**Directive:** Transcribe the material verbatim in full; the pictures do not belong in the copy.

**Data shown:**

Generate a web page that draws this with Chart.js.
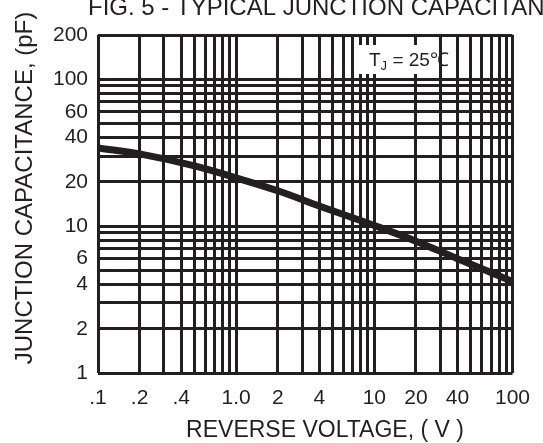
<!DOCTYPE html>
<html>
<head>
<meta charset="utf-8">
<script src="https://cdn.jsdelivr.net/npm/chart.js@4"></script>
<style>
    html, body { margin: 0; padding: 0; background: #fff; }
</style>
</head>
<body>
<canvas id="grafico" width="543" height="443"></canvas>
<script>
const tensoes = [0.1, 0.2, 0.5, 1, 2, 4, 10, 20, 40, 100];
const capacitancias = [34, 31, 25.7, 21.3, 17.4, 13.7, 10.1, 7.9, 6, 4.2];

const gradeX = [0.1, 0.2, 0.3, 0.4, 0.5, 0.6, 0.7, 0.8, 0.9,
                1, 2, 3, 4, 5, 6, 7, 8, 9,
                10, 20, 30, 40, 50, 60, 70, 80, 90, 100];
const rotulosXValores = [0.1, 0.2, 0.4, 1, 2, 4, 10, 20, 40, 100];
const rotulosXTextos = ['.1', '.2', '.4', '1.0', '2', '4', '10', '20', '40', '100'];

const gradeY = [1, 2, 3, 4, 5, 6, 7, 8, 9,
                10, 20, 30, 40, 50, 60, 70, 80, 90, 100, 200];
const rotulosY = [1, 2, 4, 6, 10, 20, 40, 60, 100, 200];

const corTraco = '#231f20';
const fonte = "'Liberation Sans', Arial, sans-serif";

// titulos e caixa do TJ desenhados a mao
const textosExtras = {
    id: 'textosExtras',
    afterDraw(chart) {
        const ctx = chart.ctx;
        const x = chart.scales.x;
        ctx.save();

        // caixa branca atras do TJ = 25C
        const bx1 = x.getPixelForValue(7.4);
        const bx2 = x.getPixelForValue(29);
        ctx.fillStyle = '#fff';
        ctx.fillRect(bx1, 45, bx2 - bx1, 29);

        ctx.fillStyle = corTraco;
        ctx.textBaseline = 'alphabetic';
        ctx.textAlign = 'left';
        ctx.font = '19px ' + fonte;
        ctx.fillText('T', 369, 66);
        let w = ctx.measureText('T').width;
        ctx.font = '13px ' + fonte;
        ctx.fillText('J', 369 + w, 70);
        let wj = ctx.measureText('J').width;
        ctx.font = '19px ' + fonte;
        ctx.fillText(' = 25\u2103', 369 + w + wj, 66);

        ctx.font = '24px ' + fonte;
        ctx.fillText('FIG. 5 - TYPICAL JUNCTION CAPACITANCE', 88, 15);

        ctx.textAlign = 'center';
        ctx.font = '23px ' + fonte;
        ctx.fillText('REVERSE VOLTAGE, ( V )', 325, 437);

        ctx.translate(32, 188);
        ctx.rotate(-Math.PI / 2);
        ctx.font = '24px ' + fonte;
        ctx.fillText('JUNCTION CAPACITANCE, (pF)', 0, 0);
        ctx.restore();
    }
};

window.onload = function() {
    const ctx = document.getElementById('grafico').getContext('2d');
    window.grafico = new Chart(ctx, {
        type: 'line',
        data: {
            datasets: [{
                data: tensoes.map((v, i) => ({x: v, y: capacitancias[i]})),
                borderColor: corTraco,
                borderWidth: 7,
                pointRadius: 0,
                tension: 0.4,
                fill: false
            }]
        },
        options: {
            responsive: false,
            animation: false,
            devicePixelRatio: 1,
            layout: { padding: { top: 35, right: 25, left: 0, bottom: 0 } },
            plugins: {
                legend: { display: false },
                title: { display: false },
                tooltip: { enabled: false }
            },
            scales: {
                x: {
                    type: 'logarithmic',
                    min: 0.1,
                    max: 100,
                    afterBuildTicks: (eixo) => { eixo.ticks = gradeX.map((v) => ({value: v})); },
                    afterFit: (eixo) => { eixo.height = 70; },
                    grid: { color: corTraco, lineWidth: 3, drawTicks: false },
                    border: { display: false },
                    ticks: {
                        autoSkip: false,
                        maxRotation: 0,
                        padding: 13,
                        color: corTraco,
                        font: { family: fonte, size: 21 },
                        callback: function(valor) {
                            const i = rotulosXValores.indexOf(valor);
                            return i >= 0 ? rotulosXTextos[i] : '';
                        }
                    }
                },
                y: {
                    type: 'logarithmic',
                    min: 1,
                    max: 200,
                    afterBuildTicks: (eixo) => { eixo.ticks = gradeY.map((v) => ({value: v})); },
                    afterFit: (eixo) => { eixo.width = 98; },
                    grid: { color: corTraco, lineWidth: 3, drawTicks: false },
                    border: { display: false },
                    ticks: {
                        autoSkip: false,
                        padding: 10,
                        color: corTraco,
                        font: { family: fonte, size: 21 },
                        callback: function(valor) {
                            return rotulosY.indexOf(valor) >= 0 ? String(valor) : '';
                        }
                    }
                }
            }
        },
        plugins: [textosExtras]
    });
};
</script>
</body>
</html>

**Reply to the exercise:**
Generate a web page that draws this with Chart.js.
<!DOCTYPE html>
<html>
<head>
<meta charset="utf-8">
<script src="https://cdn.jsdelivr.net/npm/chart.js@4"></script>
<style>
    html, body { margin: 0; padding: 0; background: #fff; }
</style>
</head>
<body>
<canvas id="grafico" width="543" height="443"></canvas>
<script>
const tensoes = [0.1, 0.2, 0.5, 1, 2, 4, 10, 20, 40, 100];
const capacitancias = [34, 31, 25.7, 21.3, 17.4, 13.7, 10.1, 7.9, 6, 4.2];

const gradeX = [0.1, 0.2, 0.3, 0.4, 0.5, 0.6, 0.7, 0.8, 0.9,
                1, 2, 3, 4, 5, 6, 7, 8, 9,
                10, 20, 30, 40, 50, 60, 70, 80, 90, 100];
const rotulosXValores = [0.1, 0.2, 0.4, 1, 2, 4, 10, 20, 40, 100];
const rotulosXTextos = ['.1', '.2', '.4', '1.0', '2', '4', '10', '20', '40', '100'];

const gradeY = [1, 2, 3, 4, 5, 6, 7, 8, 9,
                10, 20, 30, 40, 50, 60, 70, 80, 90, 100, 200];
const rotulosY = [1, 2, 4, 6, 10, 20, 40, 60, 100, 200];

const corTraco = '#231f20';
const fonte = "'Liberation Sans', Arial, sans-serif";

// titulos e caixa do TJ desenhados a mao
const textosExtras = {
    id: 'textosExtras',
    afterDraw(chart) {
        const ctx = chart.ctx;
        const x = chart.scales.x;
        ctx.save();

        // caixa branca atras do TJ = 25C
        const bx1 = x.getPixelForValue(7.4);
        const bx2 = x.getPixelForValue(29);
        ctx.fillStyle = '#fff';
        ctx.fillRect(bx1, 45, bx2 - bx1, 29);

        ctx.fillStyle = corTraco;
        ctx.textBaseline = 'alphabetic';
        ctx.textAlign = 'left';
        ctx.font = '19px ' + fonte;
        ctx.fillText('T', 369, 66);
        let w = ctx.measureText('T').width;
        ctx.font = '13px ' + fonte;
        ctx.fillText('J', 369 + w, 70);
        let wj = ctx.measureText('J').width;
        ctx.font = '19px ' + fonte;
        ctx.fillText(' = 25\u2103', 369 + w + wj, 66);

        ctx.font = '24px ' + fonte;
        ctx.fillText('FIG. 5 - TYPICAL JUNCTION CAPACITANCE', 88, 15);

        ctx.textAlign = 'center';
        ctx.font = '23px ' + fonte;
        ctx.fillText('REVERSE VOLTAGE, ( V )', 325, 437);

        ctx.translate(32, 188);
        ctx.rotate(-Math.PI / 2);
        ctx.font = '24px ' + fonte;
        ctx.fillText('JUNCTION CAPACITANCE, (pF)', 0, 0);
        ctx.restore();
    }
};

window.onload = function() {
    const ctx = document.getElementById('grafico').getContext('2d');
    window.grafico = new Chart(ctx, {
        type: 'line',
        data: {
            datasets: [{
                data: tensoes.map((v, i) => ({x: v, y: capacitancias[i]})),
                borderColor: corTraco,
                borderWidth: 7,
                pointRadius: 0,
                tension: 0.4,
                fill: false
            }]
        },
        options: {
            responsive: false,
            animation: false,
            devicePixelRatio: 1,
            layout: { padding: { top: 35, right: 25, left: 0, bottom: 0 } },
            plugins: {
                legend: { display: false },
                title: { display: false },
                tooltip: { enabled: false }
            },
            scales: {
                x: {
                    type: 'logarithmic',
                    min: 0.1,
                    max: 100,
                    afterBuildTicks: (eixo) => { eixo.ticks = gradeX.map((v) => ({value: v})); },
                    afterFit: (eixo) => { eixo.height = 70; },
                    grid: { color: corTraco, lineWidth: 3, drawTicks: false },
                    border: { display: false },
                    ticks: {
                        autoSkip: false,
                        maxRotation: 0,
                        padding: 13,
                        color: corTraco,
                        font: { family: fonte, size: 21 },
                        callback: function(valor) {
                            const i = rotulosXValores.indexOf(valor);
                            return i >= 0 ? rotulosXTextos[i] : '';
                        }
                    }
                },
                y: {
                    type: 'logarithmic',
                    min: 1,
                    max: 200,
                    afterBuildTicks: (eixo) => { eixo.ticks = gradeY.map((v) => ({value: v})); },
                    afterFit: (eixo) => { eixo.width = 98; },
                    grid: { color: corTraco, lineWidth: 3, drawTicks: false },
                    border: { display: false },
                    ticks: {
                        autoSkip: false,
                        padding: 10,
                        color: corTraco,
                        font: { family: fonte, size: 21 },
                        callback: function(valor) {
                            return rotulosY.indexOf(valor) >= 0 ? String(valor) : '';
                        }
                    }
                }
            }
        },
        plugins: [textosExtras]
    });
};
</script>
</body>
</html>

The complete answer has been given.